En revanche, derrière ces engagements, il faut citer cinq lacunes cruciales qui marquent la limite de ces accords de Cancún.
1. Le protocole de Kyoto est quasiment défunt. Cancún devait permettre aux parties membres de Kyoto de s’engager formellement à une nouvelle période de réduction après 2012 et à la pérennité du protocole. Hélas, les États-Unis ont non seulement continué à s’opposer au protocole, la Russie, le Canada, et surtout le Japon se sont tous positionnés publiquement contre Kyoto, laissant l’UE et l’Australie seules. Il est quasiment sûr que Kyoto ne s’en remettra pas.
2. Par ailleurs, les engagements de principes pris par les pays développés sur la réduction de leurs émissions et sur le Fonds vert en sont toujours au niveau des principes. Aucun traité n’est en place. Aucun chiffre mesurable n’est encore indiqué.
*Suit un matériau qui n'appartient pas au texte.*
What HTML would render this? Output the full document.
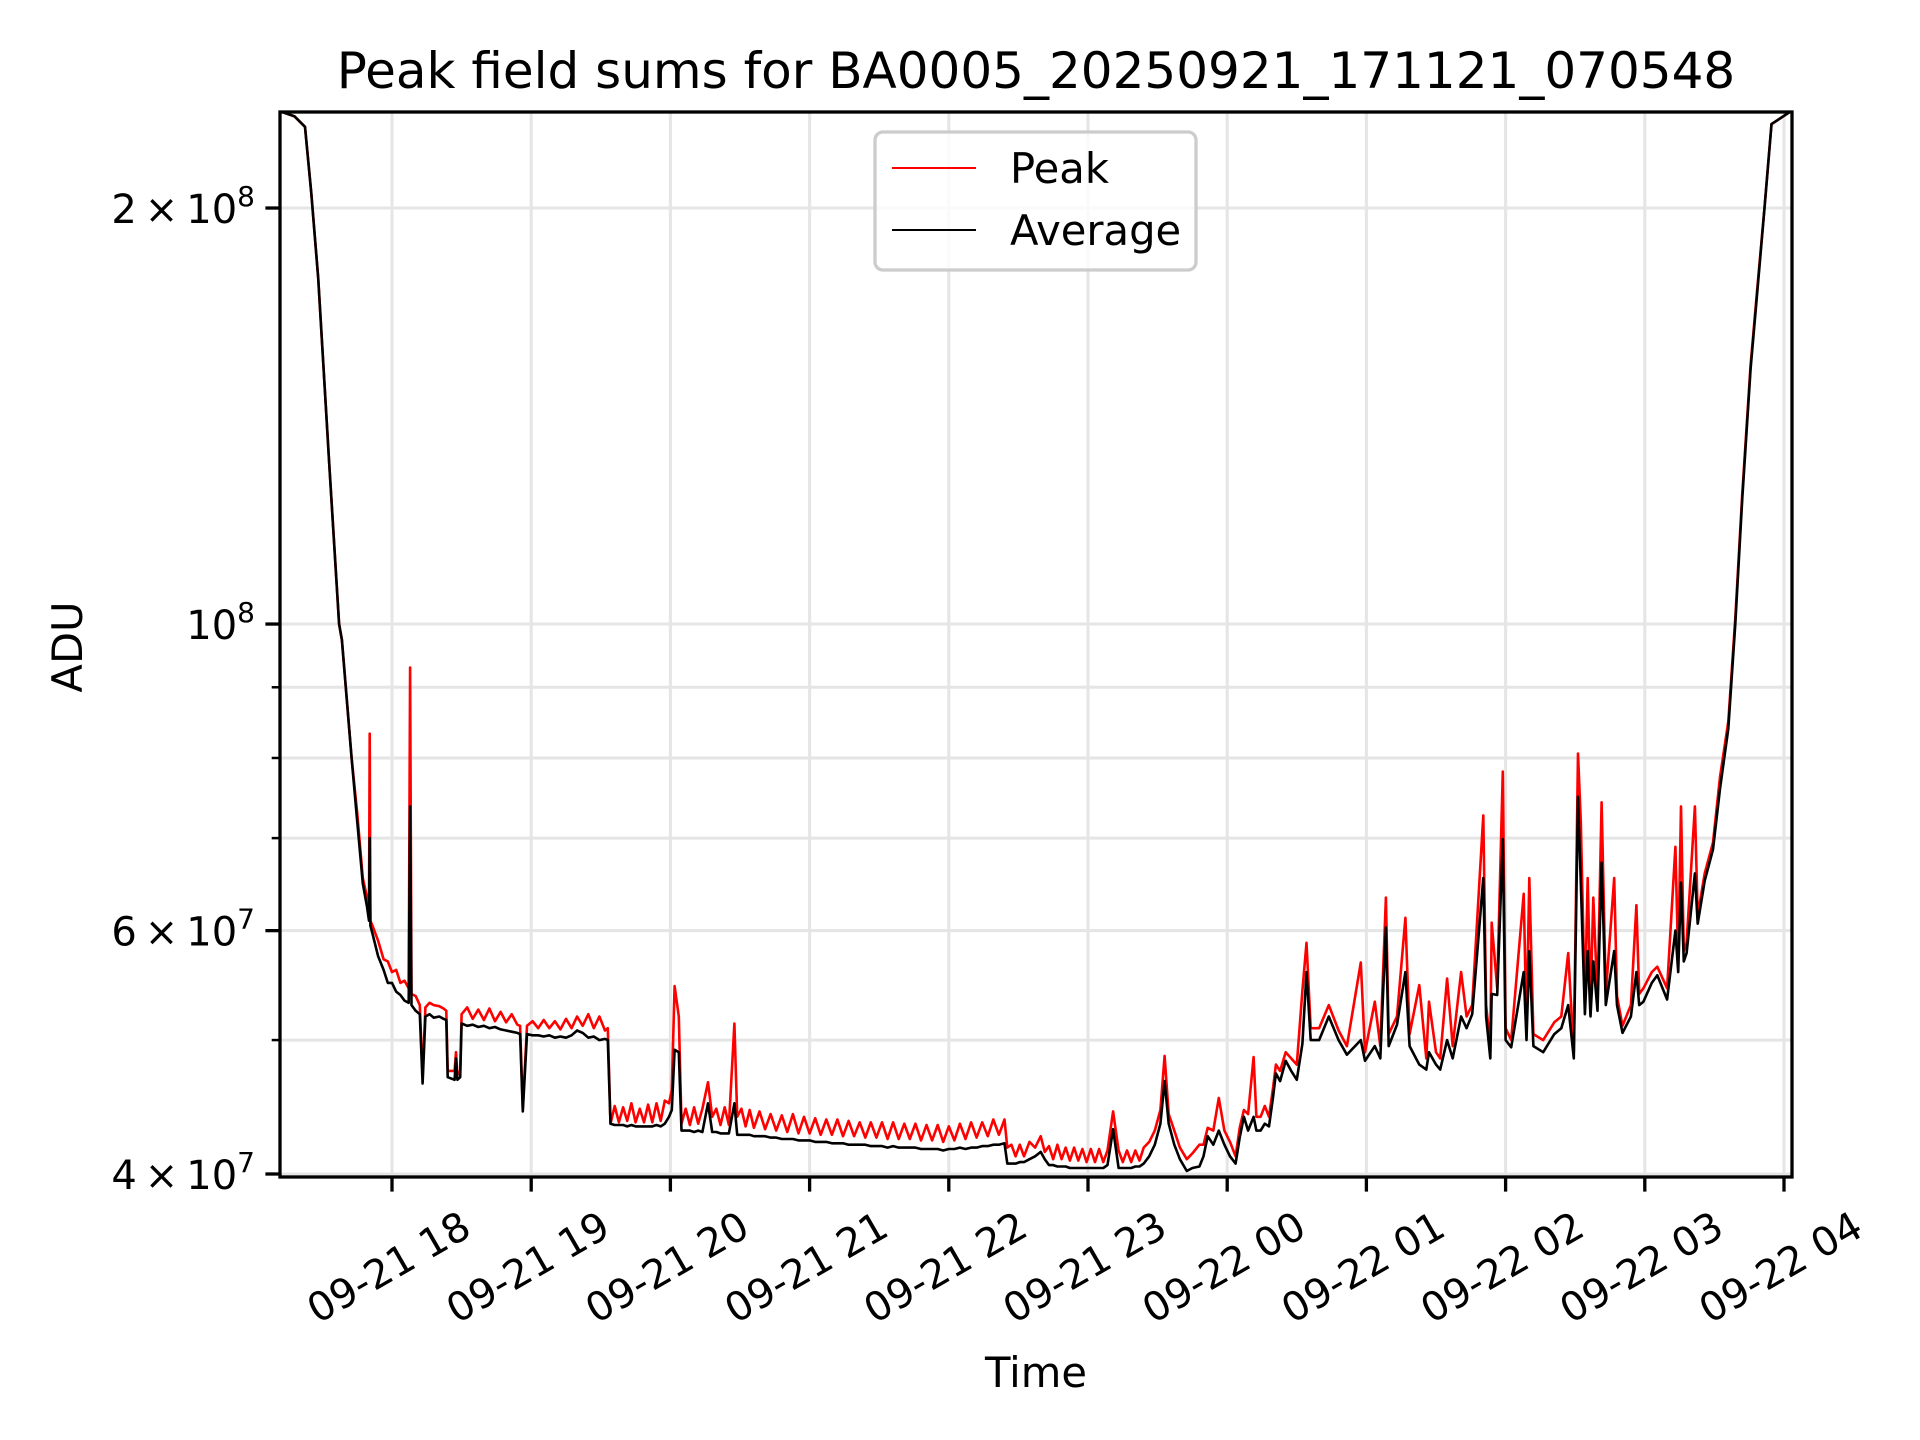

Aucun mécanisme crédible n’a émergé.
3. La faiblesse principale des négociations reste américaine. Tant que la politique intérieure et l’alignement politique du Congrès interdisent tout progrès et bloquent toute marge de manœuvre pour l’administration, aucun engagement américain n’est possible. Cette situation continuera sans zaucun doute jusqu'en 2012 et sans doute plus longtemps. Sans engagement américain, pas d'engagement des Chinois, des Canadiens, des Russes et maintenant des Japonais.
4. L’autre faiblesse est chinoise. Certes les Chinois ont bougé par rapport à Copenhague et ont montré flexibilité et engagement derrière le processus de négociations. Mais il n’est pas encore politiquement possible de prendre une décision massive permettant une inflexion plus profonde des émissions chinoises. Tant que les États-Unis et la Chine ne bougent pas suffisamment dans le cadre de ce qui est nécessaire pour l’objectif des 2°C, les négociations ne peuvent que piétiner.
5. Enfin, les accords de Cancún conservent la catégorie désormais artificielle de pays en développement, alors que les intérêts et réalités des pays émergents et des autres pays en développement sont divergents.